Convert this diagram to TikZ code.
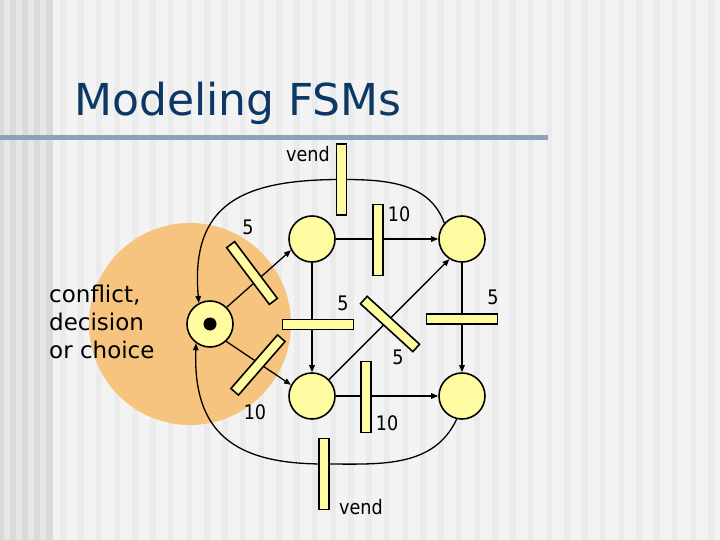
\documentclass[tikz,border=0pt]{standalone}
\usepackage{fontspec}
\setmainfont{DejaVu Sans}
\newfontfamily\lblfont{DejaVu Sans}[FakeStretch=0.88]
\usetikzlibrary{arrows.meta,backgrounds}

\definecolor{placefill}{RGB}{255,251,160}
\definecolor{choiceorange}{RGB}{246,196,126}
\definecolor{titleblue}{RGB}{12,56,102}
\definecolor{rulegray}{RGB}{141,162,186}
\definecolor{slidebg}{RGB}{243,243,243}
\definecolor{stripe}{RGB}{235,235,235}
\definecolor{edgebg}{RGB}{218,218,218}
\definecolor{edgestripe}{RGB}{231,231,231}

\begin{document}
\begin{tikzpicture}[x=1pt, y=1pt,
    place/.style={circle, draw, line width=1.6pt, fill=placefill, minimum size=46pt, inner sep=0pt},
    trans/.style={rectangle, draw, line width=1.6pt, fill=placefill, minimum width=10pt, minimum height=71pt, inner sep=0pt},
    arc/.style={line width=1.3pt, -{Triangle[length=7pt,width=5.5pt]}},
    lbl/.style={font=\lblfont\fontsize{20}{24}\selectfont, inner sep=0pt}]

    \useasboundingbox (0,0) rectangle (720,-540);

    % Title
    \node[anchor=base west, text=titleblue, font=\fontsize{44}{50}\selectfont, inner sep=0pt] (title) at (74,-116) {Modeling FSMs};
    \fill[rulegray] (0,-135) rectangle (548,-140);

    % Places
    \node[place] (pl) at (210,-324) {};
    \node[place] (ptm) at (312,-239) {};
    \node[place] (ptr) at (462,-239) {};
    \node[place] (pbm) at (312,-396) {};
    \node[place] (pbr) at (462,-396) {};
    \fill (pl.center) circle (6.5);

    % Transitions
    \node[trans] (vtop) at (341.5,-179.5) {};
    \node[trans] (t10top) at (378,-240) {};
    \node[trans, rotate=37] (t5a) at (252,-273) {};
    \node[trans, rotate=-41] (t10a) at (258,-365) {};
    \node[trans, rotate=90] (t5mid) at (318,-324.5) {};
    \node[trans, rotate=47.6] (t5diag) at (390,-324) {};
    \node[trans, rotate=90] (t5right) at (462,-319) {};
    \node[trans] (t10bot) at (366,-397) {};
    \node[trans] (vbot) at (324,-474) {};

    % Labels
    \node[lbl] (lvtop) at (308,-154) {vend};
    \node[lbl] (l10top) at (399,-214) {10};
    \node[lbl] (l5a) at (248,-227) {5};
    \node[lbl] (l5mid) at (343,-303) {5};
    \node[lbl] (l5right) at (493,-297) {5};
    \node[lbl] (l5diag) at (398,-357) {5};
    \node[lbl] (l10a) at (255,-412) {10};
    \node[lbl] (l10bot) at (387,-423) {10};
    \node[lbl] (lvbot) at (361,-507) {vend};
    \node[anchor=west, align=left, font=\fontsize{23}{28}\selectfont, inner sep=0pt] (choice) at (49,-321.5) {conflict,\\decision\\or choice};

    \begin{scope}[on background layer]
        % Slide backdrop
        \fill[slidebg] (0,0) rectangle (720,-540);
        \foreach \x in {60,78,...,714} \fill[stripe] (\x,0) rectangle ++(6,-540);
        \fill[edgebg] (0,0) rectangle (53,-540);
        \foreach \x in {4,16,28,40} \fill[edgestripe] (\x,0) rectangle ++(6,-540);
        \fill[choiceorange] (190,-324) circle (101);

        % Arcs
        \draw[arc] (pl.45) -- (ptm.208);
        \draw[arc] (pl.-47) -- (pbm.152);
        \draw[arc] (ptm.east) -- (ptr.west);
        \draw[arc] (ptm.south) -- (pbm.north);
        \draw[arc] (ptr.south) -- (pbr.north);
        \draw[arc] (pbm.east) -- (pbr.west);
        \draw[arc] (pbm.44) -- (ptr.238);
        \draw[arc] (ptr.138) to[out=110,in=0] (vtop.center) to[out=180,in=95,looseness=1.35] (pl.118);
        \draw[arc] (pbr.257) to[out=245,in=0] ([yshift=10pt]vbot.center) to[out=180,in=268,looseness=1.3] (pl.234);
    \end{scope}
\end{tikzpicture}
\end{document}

###

• Goal
Using the material above, set down every line exactly, but skip the pictures.

• Response
Convert this diagram to TikZ code.
\documentclass[tikz,border=0pt]{standalone}
\usepackage{fontspec}
\setmainfont{DejaVu Sans}
\newfontfamily\lblfont{DejaVu Sans}[FakeStretch=0.88]
\usetikzlibrary{arrows.meta,backgrounds}

\definecolor{placefill}{RGB}{255,251,160}
\definecolor{choiceorange}{RGB}{246,196,126}
\definecolor{titleblue}{RGB}{12,56,102}
\definecolor{rulegray}{RGB}{141,162,186}
\definecolor{slidebg}{RGB}{243,243,243}
\definecolor{stripe}{RGB}{235,235,235}
\definecolor{edgebg}{RGB}{218,218,218}
\definecolor{edgestripe}{RGB}{231,231,231}

\begin{document}
\begin{tikzpicture}[x=1pt, y=1pt,
    place/.style={circle, draw, line width=1.6pt, fill=placefill, minimum size=46pt, inner sep=0pt},
    trans/.style={rectangle, draw, line width=1.6pt, fill=placefill, minimum width=10pt, minimum height=71pt, inner sep=0pt},
    arc/.style={line width=1.3pt, -{Triangle[length=7pt,width=5.5pt]}},
    lbl/.style={font=\lblfont\fontsize{20}{24}\selectfont, inner sep=0pt}]

    \useasboundingbox (0,0) rectangle (720,-540);

    % Title
    \node[anchor=base west, text=titleblue, font=\fontsize{44}{50}\selectfont, inner sep=0pt] (title) at (74,-116) {Modeling FSMs};
    \fill[rulegray] (0,-135) rectangle (548,-140);

    % Places
    \node[place] (pl) at (210,-324) {};
    \node[place] (ptm) at (312,-239) {};
    \node[place] (ptr) at (462,-239) {};
    \node[place] (pbm) at (312,-396) {};
    \node[place] (pbr) at (462,-396) {};
    \fill (pl.center) circle (6.5);

    % Transitions
    \node[trans] (vtop) at (341.5,-179.5) {};
    \node[trans] (t10top) at (378,-240) {};
    \node[trans, rotate=37] (t5a) at (252,-273) {};
    \node[trans, rotate=-41] (t10a) at (258,-365) {};
    \node[trans, rotate=90] (t5mid) at (318,-324.5) {};
    \node[trans, rotate=47.6] (t5diag) at (390,-324) {};
    \node[trans, rotate=90] (t5right) at (462,-319) {};
    \node[trans] (t10bot) at (366,-397) {};
    \node[trans] (vbot) at (324,-474) {};

    % Labels
    \node[lbl] (lvtop) at (308,-154) {vend};
    \node[lbl] (l10top) at (399,-214) {10};
    \node[lbl] (l5a) at (248,-227) {5};
    \node[lbl] (l5mid) at (343,-303) {5};
    \node[lbl] (l5right) at (493,-297) {5};
    \node[lbl] (l5diag) at (398,-357) {5};
    \node[lbl] (l10a) at (255,-412) {10};
    \node[lbl] (l10bot) at (387,-423) {10};
    \node[lbl] (lvbot) at (361,-507) {vend};
    \node[anchor=west, align=left, font=\fontsize{23}{28}\selectfont, inner sep=0pt] (choice) at (49,-321.5) {conflict,\\decision\\or choice};

    \begin{scope}[on background layer]
        % Slide backdrop
        \fill[slidebg] (0,0) rectangle (720,-540);
        \foreach \x in {60,78,...,714} \fill[stripe] (\x,0) rectangle ++(6,-540);
        \fill[edgebg] (0,0) rectangle (53,-540);
        \foreach \x in {4,16,28,40} \fill[edgestripe] (\x,0) rectangle ++(6,-540);
        \fill[choiceorange] (190,-324) circle (101);

        % Arcs
        \draw[arc] (pl.45) -- (ptm.208);
        \draw[arc] (pl.-47) -- (pbm.152);
        \draw[arc] (ptm.east) -- (ptr.west);
        \draw[arc] (ptm.south) -- (pbm.north);
        \draw[arc] (ptr.south) -- (pbr.north);
        \draw[arc] (pbm.east) -- (pbr.west);
        \draw[arc] (pbm.44) -- (ptr.238);
        \draw[arc] (ptr.138) to[out=110,in=0] (vtop.center) to[out=180,in=95,looseness=1.35] (pl.118);
        \draw[arc] (pbr.257) to[out=245,in=0] ([yshift=10pt]vbot.center) to[out=180,in=268,looseness=1.3] (pl.234);
    \end{scope}
\end{tikzpicture}
\end{document}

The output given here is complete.